The ever charming Shailene Woodley wormed her way a little deeper into our hearts in “The Fault in Our Stars” and “Divergent.”

Angelina Jolie was deliciously nasty as the misunderstood anti-heroine of Disney’s “Sleeping Beauty” reboot, “Maleficent.”

Tom Hardy did nothing but sit behind the wheel of a car and talk on the phone but was somehow spellbinding in “Locke.”

No one portrays eccentric geniuses quite like Benedict Cumberbatch, who dazzled as a socially awkward code breaker in “The Imitation Game.”

interstellar5

The 10 Most Overrated Films of 2014 (in no particular order)

1. and 2. “The Hobbit: The Battle of the Five Armies” and “The Hunger Games: Mockingjay — Part 1” weren’t terrible but they were both seriously out of balance, proving the point that splitting book adaptations into too many parts may be financially savvy but cheats the audience out of a tightly crafted story.

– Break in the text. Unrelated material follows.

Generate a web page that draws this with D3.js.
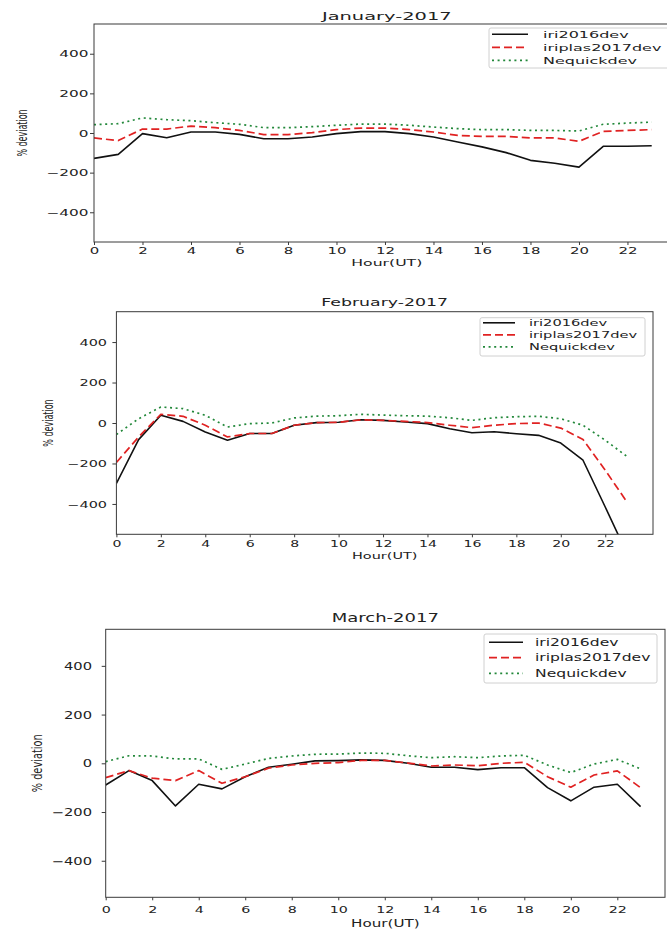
<!DOCTYPE html>
<html><head><meta charset="utf-8">
<script src="https://cdn.jsdelivr.net/npm/d3@7/dist/d3.min.js"></script>
<style>body{margin:0;background:#fff}svg{display:block}</style>
</head><body>
<script>
// ---------- data ----------
const hours = d3.range(0, 24);
const xTicks = [0, 2, 4, 6, 8, 10, 12, 14, 16, 18, 20, 22];
const yTicks = [-400, -200, 0, 200, 400];
const seriesNames = ["iri2016dev", "iriplas2017dev", "Nequickdev"];
const titles = ["January-2017", "February-2017", "March-2017"];

const janIri2016 = [-128, -108, -3, -24, 5, 5, -7, -29, -29, -20, -3, 7, 7, -3, -20, -45, -70, -99, -138, -153, -172, -67, -67, -64];
const janIriplas = [-25, -38, 20, 20, 35, 27, 13, -8, -8, 2, 17, 25, 25, 17, 5, -12, -17, -17, -25, -25, -42, 8, 13, 17];
const janNequick = [42, 47, 76, 67, 62, 52, 44, 27, 27, 32, 39, 45, 45, 39, 30, 22, 17, 17, 13, 13, 10, 44, 50, 55];

const febIri2016 = [-299, -82, 38, 8, -44, -85, -52, -52, -11, 2, 4, 16, 13, 5, -3, -28, -48, -43, -53, -61, -99, -184, -415, -650];
const febIriplas = [-195, -69, 43, 33, -11, -69, -52, -52, -11, 2, 3, 16, 13, 8, 2, -11, -23, -11, -3, 0, -25, -82, -233, -394];
const febNequick = [-57, 21, 79, 71, 38, -20, -3, 0, 25, 34, 36, 43, 39, 36, 34, 26, 13, 26, 31, 33, 21, -11, -85, -167];

const marIri2016 = [-89, -30, -71, -175, -86, -105, -55, -16, -4, 10, 11, 14, 12, 0, -16, -16, -26, -18, -18, -100, -154, -98, -86, -178];
const marIriplas = [-59, -30, -61, -71, -30, -82, -55, -20, -7, 0, 3, 12, 12, 1, -11, -7, -10, 0, 4, -55, -98, -48, -31, -100];
const marNequick = [7, 31, 30, 18, 18, -25, -3, 20, 30, 37, 38, 42, 41, 31, 23, 27, 23, 30, 33, -7, -38, -3, 16, -23];

const monthData = [
  [janIri2016, janIriplas, janNequick],
  [febIri2016, febIriplas, febNequick],
  [marIri2016, marIriplas, marNequick]
];

// ---------- styles / layout ----------
const styles = [
  {color: "#111111", dash: null, width: 1.6},
  {color: "#e02222", dash: "8,4", width: 1.7},
  {color: "#22883a", dash: "2,3.6", width: 1.7}
];
const layouts = [
  {left: 94, right: 679.6, xmax: 24.15, top: 24, bottom: 242, H: 1.8,
   titleY: 19.5, titleF: 10.8, xtF: 8.3, xtY: 254, ytF: 8.5, ytEnd: 88.5,
   xlY: 265.7, xlF: 8.7, ylX: 26.5, ylF: 8,
   lg: {x: 489, y: 28, w: 200, h: 40, l0: 492, l1: 528, rows: [34.3, 47.3, 60.3], tx: 543, f: 8.9}},
  {left: 116.4, right: 653, xmax: 24.15, top: 311.7, bottom: 534.3, H: 1.7,
   titleY: 305.5, titleF: 10.2, xtF: 8.3, xtY: 546.8, ytF: 8.5, ytEnd: 107,
   xlY: 558.5, xlF: 8.5, ylX: 53, ylF: 8,
   lg: {x: 480, y: 317.7, w: 165, h: 38.3, l0: 483, l1: 515, rows: [322.8, 334.8, 346.8], tx: 529, f: 8.6}},
  {left: 105.7, right: 665, xmax: 24.05, top: 629.3, bottom: 897.3, H: 1.5,
   titleY: 622, titleF: 12, xtF: 9.5, xtY: 913.5, ytF: 9.8, ytEnd: 92,
   xlY: 926.5, xlF: 10.1, ylX: 41.5, ylF: 9.8,
   lg: {x: 484, y: 634, w: 173, h: 49, l0: 489, l1: 523, rows: [642.3, 657.7, 673.3], tx: 535, f: 10.4}}
];

const FONT = "DejaVu Sans, sans-serif";
const TXT = "#222";

const svg = d3.select("body").append("svg").attr("width", 667).attr("height", 931);

function stext(parent, x, y, str, f, H, anchor, rot) {
  const g = parent.append("g")
    .attr("transform", `translate(${x},${y}) scale(${H},1)` + (rot ? ` rotate(${rot})` : ""));
  g.append("text").attr("x", 0).attr("y", 0)
    .attr("text-anchor", anchor || "start")
    .attr("font-family", FONT).attr("font-size", f).attr("fill", TXT)
    .text(str);
  return g;
}

const fmtY = d => d < 0 ? "\u2212" + Math.abs(d) : String(d);

layouts.forEach((L, i) => {
  const g = svg.append("g");
  const x = d3.scaleLinear().domain([0, L.xmax]).range([L.left, L.right]);
  const y = d3.scaleLinear().domain([-550, 550]).range([L.bottom, L.top]);

  const clipId = "clip" + i;
  g.append("clipPath").attr("id", clipId).append("rect")
    .attr("x", L.left).attr("y", L.top)
    .attr("width", L.right - L.left).attr("height", L.bottom - L.top);

  // lines
  const line = d3.line().x((d, j) => x(hours[j])).y(d => y(d));
  monthData[i].forEach((vals, s) => {
    g.append("path").datum(vals)
      .attr("clip-path", `url(#${clipId})`)
      .attr("d", line).attr("fill", "none")
      .attr("stroke", styles[s].color).attr("stroke-width", styles[s].width)
      .attr("stroke-dasharray", styles[s].dash)
      .attr("stroke-linejoin", "round");
  });

  // frame
  g.append("rect").attr("x", L.left).attr("y", L.top)
    .attr("width", L.right - L.left).attr("height", L.bottom - L.top)
    .attr("fill", "none").attr("stroke", "#3a3a3a").attr("stroke-width", 1);

  // x axis
  const xa = g.append("g").attr("transform", `translate(0,${L.bottom})`)
    .call(d3.axisBottom(x).tickValues(xTicks).tickSize(3).tickFormat(d3.format("d")));
  xa.select(".domain").remove();
  xa.selectAll(".tick line").attr("stroke", "#3a3a3a");
  xa.selectAll(".tick text")
    .attr("y", L.xtY - L.bottom).attr("dy", null)
    .attr("transform", `scale(${L.H},1)`)
    .attr("font-family", FONT).attr("font-size", L.xtF).attr("fill", TXT);

  // y axis
  const ya = g.append("g").attr("transform", `translate(${L.left},0)`)
    .call(d3.axisLeft(y).tickValues(yTicks).tickSize(4).tickFormat(fmtY));
  ya.select(".domain").remove();
  ya.selectAll(".tick line").attr("stroke", "#3a3a3a");
  ya.selectAll(".tick text")
    .attr("x", (L.ytEnd - L.left) / L.H).attr("dy", "0.36em")
    .attr("transform", `scale(${L.H},1)`)
    .attr("font-family", FONT).attr("font-size", L.ytF).attr("fill", TXT);

  // title & labels
  const cx = (L.left + L.right) / 2;
  stext(g, cx, L.titleY, titles[i], L.titleF, L.H, "middle");
  stext(g, cx, L.xlY, "Hour(UT)", L.xlF, L.H, "middle");
  stext(g, L.ylX, (L.top + L.bottom) / 2, "% deviation", L.ylF, L.H, "middle", -90);

  // legend
  const lg = L.lg;
  g.append("rect").attr("x", lg.x).attr("y", lg.y).attr("width", lg.w).attr("height", lg.h)
    .attr("rx", 2).attr("fill", "#fff").attr("fill-opacity", 0.85)
    .attr("stroke", "#d0d0d0").attr("stroke-width", 1);
  seriesNames.forEach((nm, s) => {
    g.append("line").attr("x1", lg.l0).attr("x2", lg.l1)
      .attr("y1", lg.rows[s]).attr("y2", lg.rows[s])
      .attr("stroke", styles[s].color).attr("stroke-width", styles[s].width)
      .attr("stroke-dasharray", styles[s].dash);
    stext(g, lg.tx, lg.rows[s] + 0.36 * lg.f, nm, lg.f, L.H, "start");
  });
});
</script>
</body></html>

3. “Magic in the Moonlight”: Woody Allen’s latest whimsical comedy features gorgeous French locales and yummy 1920s costumes but it’s an epic bore that teases us with the promise of supernatural intrigue, then delivers a lot of tedious talk instead.

4. “Begin Again”: Writer-director John Carney’s follow-up to the captivating “Once” is disappointing simply because there’s nothing genuine about it, from the forgettable music to the precious, pretentious performances of Mark Ruffalo and Keira Knightley.

5. “Chef”: Many moviegoers were charmed by this sleeper comedy, but I failed to fall under its spell, mainly because I can only watch Jon Favreau drive around in a food truck for so long.

6. “Godzilla”: After last year’s underrated but totally awesome “Pacific Rim,” this monster mash-up promised super-sized thrills. The film’s scaly star was largely absent, however, making this Kaiju smash-fest a giant disappointment.

7. “Under the Skin”: Critics inexplicably went ga-ga for director Jonathan Glazer’s interminably dull indie drama, which consists of a morose, otherworldly Scarlett Johansson trolling the streets of Glasgow for unsuspecting perverts.

8. “The Lego Movie”: I’m not going to deny this animated flick featuring everyone’s favorite building blocks is fun, playful and clever to a point. Seriously, though, how old are we, America’s collective moviegoing audience? 12?

9. “Interstellar”: Christopher Nolan’s sci-fi opus is stunning in many ways and I was one of the critics who highly recommended it. Two months later, though, I have to admit this technically impressive but flawed film was easier to forget than I expected.

10. “The Interview”: Sony Pictures and the nation’s major movie chains never should have caved to the cyberterrorist threats that kept this North Korea-bashing comedy out of theaters. I just wish Seth Rogen and James Franco’s goofy riff on totalitarianism actually had something to say. Then it might be worth all the fuss.